Poland has taken legal action against a set of EU climate policies by filing a case with the Courts of Justice of the European Union (CJEU) claiming that the laws lack adequate assessment, exceed the authority of the EU to implement, and pose a threat to the country’s economy and energy security.
Warsaw is the set of climate laws which were approved over the last few months in efforts to lower greenhouse gas emissions as much as 55% below 1990 levels by 2030 dubbed ‘Fit for 55’.
Included in the laws Poland wants to see overturned is an agreement on banning the sale of new combustion engine cars by 2025.
It was reported that in addition to this the Polish government also wants to see the overturn of a recently passed law on land use and forestry (LULUCF), and another law affecting pollution allowances in the EU’s carbon market stability reserve.
Polish Minister for Climate and the Environment, Anna Moskwa, has previously stated that Warsaw, “will demand a change in the legal basis, that is, a de facto decision of the EU court of justice, that all the decisions were taken erroneously, on the basis of an erroneous formal legal basis, and thus are invalid documents,”
The Polish administration had also taken issue with the EU’s Emissions Trading Scheme which extended carbon levies on transport and heating fuels which MEPs have warned will likely lead to a rise in energy bills.

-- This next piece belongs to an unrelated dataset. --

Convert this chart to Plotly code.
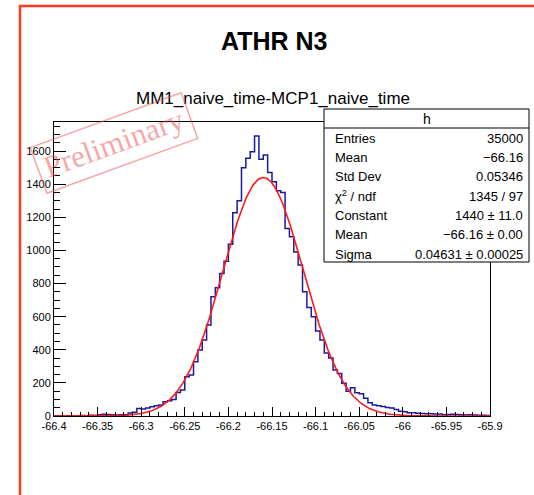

On the filing of the legal proceedings at the end of last month, Mowska said, “Today we submitted three more complaints to the #CJEU – regarding the ban on registering combustion vehicles after 2035, increasing the EU greenhouse gas emission reduction target and reducing the number of free ETS available on the market.”
“EU proposals may threaten the energy security of our country, which we cannot agree to. Does the EU want to authoritatively decide what vehicles Poles will drive and to increase energy prices in Poland? The Polish government will not allow Brussels to dictate,” she said.
In October last year it was reported that Poland had signed multi billion euro deals to go nuclear with the US and South Korea, with Prime Minister Mateusz Morawiecki saying that “Nuclear energy is safe, clean and green and complements the green transition and renewable energy sources,”
In July, the country approved its first nuclear power plant with Minister Mowska saying the decision brings Poland “closer to the moment when the first Polish nuclear power plant will start operating and producing electricity, ensuring appropriate volume of power working in the base of the electricity system in 2030.”
World Nuclear News reported that, “Poland currently has large-scale plans to develop nuclear energy capacity. In September 2021, it was announced that six large pressurised water reactors with a combined installed capacity of 6-9 GWe could be built by 2040 as part of the country’s plan to reduce its reliance on coal.”
“According to the adopted schedule, the construction of the first nuclear power plant will start in 2026, with the first reactor – with a capacity of 1.0-1.6 GWe – being commissioned in 2033. Subsequent units will be implemented every 2-3 years. The coastal towns of Lubiatowo and Kopalino in Poland’s Choczewo municipality in the province of Pomerania were named as the preferred location for the country’s first large nuclear power plant,” it said.